Direction =
Quote from the first line below through the line that contains "const FONT = 'Lato';", both included, and leave the pictures out.

Source excerpt =
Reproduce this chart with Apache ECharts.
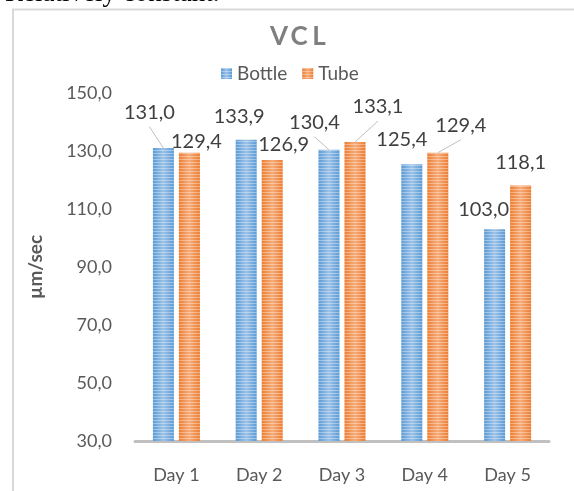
<!DOCTYPE html>
<html>
<head>
<meta charset="utf-8">
<script src="https://cdn.jsdelivr.net/npm/echarts@6/dist/echarts.min.js"></script>
<style>
html,body{margin:0;padding:0;background:#fff;}
#c{width:574px;height:491px;}
</style>
</head>
<body>
<div id="c"></div>
<script>
const categories = ['Day 1', 'Day 2', 'Day 3', 'Day 4', 'Day 5'];
const bottle = [131.0, 133.9, 130.4, 125.4, 103.0];
const tube = [129.4, 126.9, 133.1, 129.4, 118.1];
const seriesNames = ['Bottle', 'Tube'];
const titleText = 'VCL';
const axisName = 'µm/sec';
const pageText = 'Relatively constant.';

// label placement (moved labels, as in the original)
const bottleLabelShift = [[-14, -20.5], [-7, -8], [-14.5, -12], [-10, -10], [-11, -5]];
const tubeLabelShift = [[7, 3.7], [11.5, 0], [23, -20], [23, -12], [0, -8]];
const bottleLeader = [true, false, true, false, false];
const tubeLeader = [false, false, true, true, false];

const BAR_W = 21, BAR_GAP = 5;
const fmt = v => Number(v).toFixed(1).replace('.', ',');
const FONT = 'Lato';

function grad(edge, mid) {
  return new echarts.graphic.LinearGradient(0, 0, 1, 0, [
    {offset: 0, color: edge}, {offset: 0.5, color: mid}, {offset: 1, color: edge}
  ]);
}
const stripe = {
  symbol: 'rect', symbolSize: 1, rotation: 0,
  dashArrayX: [1, 0], dashArrayY: [1, 2],
  color: 'rgba(255,255,255,0.35)'
};

function layoutFn(shift) {
  return p => {
    const r = p.labelRect;
    const s = shift[p.dataIndex];
    return {
      x: r.x + r.width / 2 + s[0],
      y: r.y + r.height / 2 + s[1],
      align: 'center', verticalAlign: 'middle'
    };
  };
}

// leader lines: [categoryIndex, value, seriesIndex]
const leaderData = [];
bottle.forEach((v, i) => { if (bottleLeader[i]) leaderData.push([i, v, 0]); });
tube.forEach((v, i) => { if (tubeLeader[i]) leaderData.push([i, v, 1]); });

function renderLeader(params, api) {
  const idx = api.value(0), val = api.value(1), s = api.value(2);
  const pt = api.coord([idx, val]);
  const side = (s === 0 ? -1 : 1) * (BAR_W + BAR_GAP) / 2;
  const shift = (s === 0 ? bottleLabelShift : tubeLabelShift)[idx];
  const bx = pt[0] + side, by = pt[1];
  return {
    type: 'line',
    shape: {x1: bx + shift[0], y1: by + shift[1] - 1, x2: bx, y2: by},
    style: {stroke: '#bfbfbf', lineWidth: 1},
    silent: true
  };
}

// letter-spaced title
const titleRich = titleText.split('').map(c => '{l|' + c + '}').join('');
const titleFontStyle = {fontFamily: FONT, fontWeight: 'bold', fontSize: 26, lineHeight: 30, color: '#7f7f7f'};

const chart = echarts.init(document.getElementById('c'), null, {renderer: 'canvas'});
chart.setOption({
  animation: false,
  aria: {enabled: true, decal: {show: true}},
  graphic: [
    {type: 'rect', shape: {x: 13, y: 9.5, width: 620, height: 520},
     style: {fill: 'none', stroke: '#d9d9d9', lineWidth: 2}, silent: true, z: -1},
    {type: 'text', x: 5, y: -6,
     style: {text: pageText, fontSize: 27, fontFamily: 'Liberation Serif', fill: '#000',
             align: 'left', verticalAlign: 'middle'}}
  ],
  title: {
    text: titleRich, left: 294, top: 17, textAlign: 'center',
    textStyle: Object.assign({}, titleFontStyle, {
      rich: {l: Object.assign({width: 20, align: 'center'}, titleFontStyle)}
    })
  },
  legend: {
    data: seriesNames, left: 216, top: 59, itemWidth: 11, itemHeight: 11, itemGap: 15,
    textStyle: {fontFamily: FONT, fontSize: 19, color: '#595959'},
    icon: 'rect'
  },
  grid: {left: 135, right: 25, top: 93, bottom: 50, containLabel: false},
  xAxis: {
    type: 'category', data: categories,
    axisLine: {lineStyle: {color: '#c0c0c0', width: 3}},
    axisTick: {show: false},
    axisLabel: {fontFamily: FONT, fontSize: 18, color: '#595959', margin: 25}
  },
  yAxis: {
    type: 'value', min: 30, max: 150, interval: 20,
    name: axisName, nameLocation: 'middle', nameRotate: 90, nameGap: 90,
    nameTextStyle: {fontFamily: FONT, fontWeight: 'bold', fontSize: 19, color: '#595959'},
    axisLine: {show: false}, axisTick: {show: false}, splitLine: {show: false},
    axisLabel: {fontFamily: FONT, fontSize: 18, color: '#595959', margin: 23, formatter: fmt}
  },
  series: [
    {
      name: seriesNames[0], type: 'bar', data: bottle,
      barWidth: BAR_W, barGap: (BAR_GAP / BAR_W * 100) + '%',
      itemStyle: {color: grad('#5b9bd5', '#9cc2e8'), decal: stripe},
      label: {show: true, position: 'top', distance: 5, fontFamily: FONT, fontSize: 20,
              color: '#404040', formatter: p => fmt(p.value)},
      labelLayout: layoutFn(bottleLabelShift)
    },
    {
      name: seriesNames[1], type: 'bar', data: tube,
      barWidth: BAR_W, barGap: (BAR_GAP / BAR_W * 100) + '%',
      itemStyle: {color: grad('#ed7d31', '#f5ac7a'), decal: stripe},
      label: {show: true, position: 'top', distance: 5, fontFamily: FONT, fontSize: 20,
              color: '#404040', formatter: p => fmt(p.value)},
      labelLayout: layoutFn(tubeLabelShift)
    },
    {
      name: 'leaders', type: 'custom', data: leaderData, renderItem: renderLeader,
      silent: true, z: 3, tooltip: {show: false},
      encode: {x: 0, y: 1}
    }
  ]
});
</script>
</body>
</html>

Task response =
Reproduce this chart with Apache ECharts.
<!DOCTYPE html>
<html>
<head>
<meta charset="utf-8">
<script src="https://cdn.jsdelivr.net/npm/echarts@6/dist/echarts.min.js"></script>
<style>
html,body{margin:0;padding:0;background:#fff;}
#c{width:574px;height:491px;}
</style>
</head>
<body>
<div id="c"></div>
<script>
const categories = ['Day 1', 'Day 2', 'Day 3', 'Day 4', 'Day 5'];
const bottle = [131.0, 133.9, 130.4, 125.4, 103.0];
const tube = [129.4, 126.9, 133.1, 129.4, 118.1];
const seriesNames = ['Bottle', 'Tube'];
const titleText = 'VCL';
const axisName = 'µm/sec';
const pageText = 'Relatively constant.';

// label placement (moved labels, as in the original)
const bottleLabelShift = [[-14, -20.5], [-7, -8], [-14.5, -12], [-10, -10], [-11, -5]];
const tubeLabelShift = [[7, 3.7], [11.5, 0], [23, -20], [23, -12], [0, -8]];
const bottleLeader = [true, false, true, false, false];
const tubeLeader = [false, false, true, true, false];

const BAR_W = 21, BAR_GAP = 5;
const fmt = v => Number(v).toFixed(1).replace('.', ',');
const FONT = 'Lato';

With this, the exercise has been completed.